By Doug Leier, NDG&F Dept
To understand the current North Dakota bighorn sheep population, it’s a good idea to try to understand the past.
And really it’s a past highlighted by a “who’s who” in Midwest wildlife documentation. Writings describing these majestic bighorn sheep were first recorded by the Lewis and Clark expedition in 1805 along the Yellowstone River in what is now North Dakota.
Later, John J. Audubon wrote about bighorn sheep and the frustrations of trying to hunt these rams in the 1840s. Theodore Roosevelt also hunted the badlands for bighorn sheep during his time spent in North Dakota.
From Roosevelt’s time in the 1880s, to the first decade of the 1900s, bighorn sheep in North Dakota did not fare so well. Nor did any of the other big game species that inhabited the state. Bison, moose, elk and bighorn sheep were extirpated from the North Dakota landscape. White-tailed deer, mule deer and pronghorn numbers declined to a a point where they faced an unknown future.
In 1905 the last reported bighorn sheep was killed near Grassy Butte. North Dakota did not have any wild sheep from that time until the mid-1950s, when state Game and Fish Department biologists transplanted bighorns from British Columbia to an area southwest of Grassy Butte.
It took another 20 years or so before the sheep population, through natural reproduction and further in-state and out-of-state transplants, expanding to the point where the Game and Fish Department could open a hunting season.
Since that time in the mid-1970s, the contemporary population of bighorn sheep has provided limited but highly sought hunting opportunities, with the number of licenses typically at a hand-full, plus or minus a few.
The license allocation is based on the recent spring survey numbers, and just recently the 2017 spring survey indicated a minimum of 296 bighorn sheep in western North Dakota, up slightly from last year and 3 percent above the five-year average.
Altogether, biologists counted 104 rams, 170 ewes and 22 lambs. Not included are approximately 20 bighorns in the North Unit of Theodore Roosevelt National Park.
Big game biologist Brett Wiedmann said the survey revealed both good and bad news after a well-documented sheep die-off that began in 2014. “This year’s count of adult bighorn was encouraging given the ongoing effects of bacterial pneumonia throughout most of the badlands, but the lamb count was discouraging,” Wiedmann said.
The northern badlands population, which was hit the hardest from the die-off, increased 2 percent from last year. However, the southern badlands population was down 3 percent.
“The total count of adult rams and ewes was the highest on record, but the total count, recruitment rate and winter survival rate for lambs were all the lowest on record,” Wiedmann said. “The recruitment rate of lambs per adult ewes was 15 percent, well below the long-term average.”
Wiedmann noted that one year isn’t necessarily a trend, but poor lamb survival is typical in populations exposed to Mycoplasma ovipneumoniae, the pathogen responsible for most die-offs of bighorn sheep, and those effects can last many years.

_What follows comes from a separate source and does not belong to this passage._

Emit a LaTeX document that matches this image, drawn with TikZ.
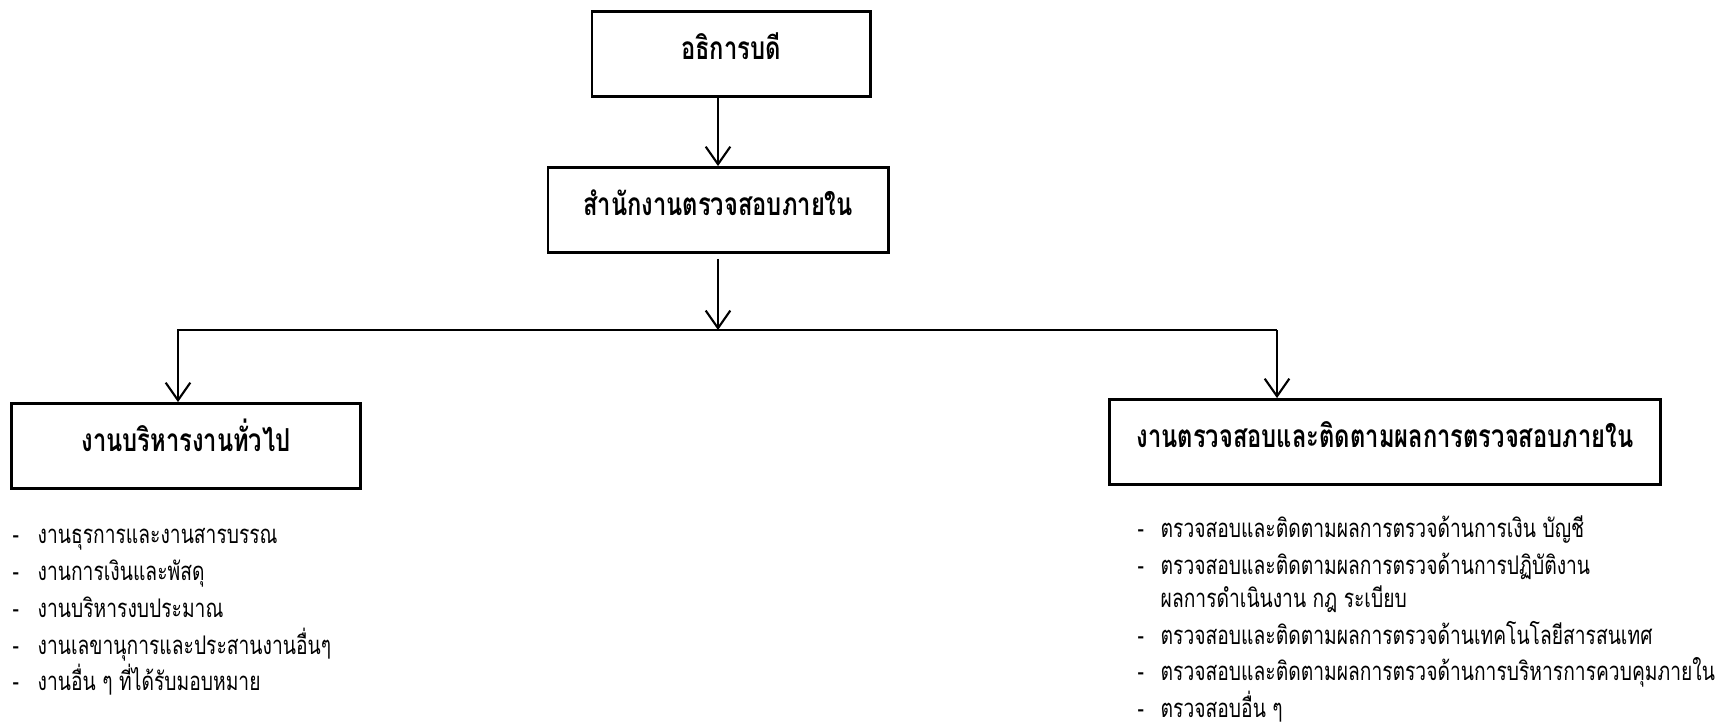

Wiedmann said that because many bighorns are still showing signs of pneumonia, and lamb recruitment was poor in 2016, next year’s survey will be important in determining if the state’s population continues to recover from the disease outbreak, or if the pathogens are likely to persist and cause a long-term population decline.
Game and Fish is tentatively scheduled to open a bighorn sheep hunting season again in 2017, unless there is a recurrence of significant adult mortality from bacterial pneumonia. The status of the bighorn sheep season will be determined Sept. 1, after the summer population survey is completed.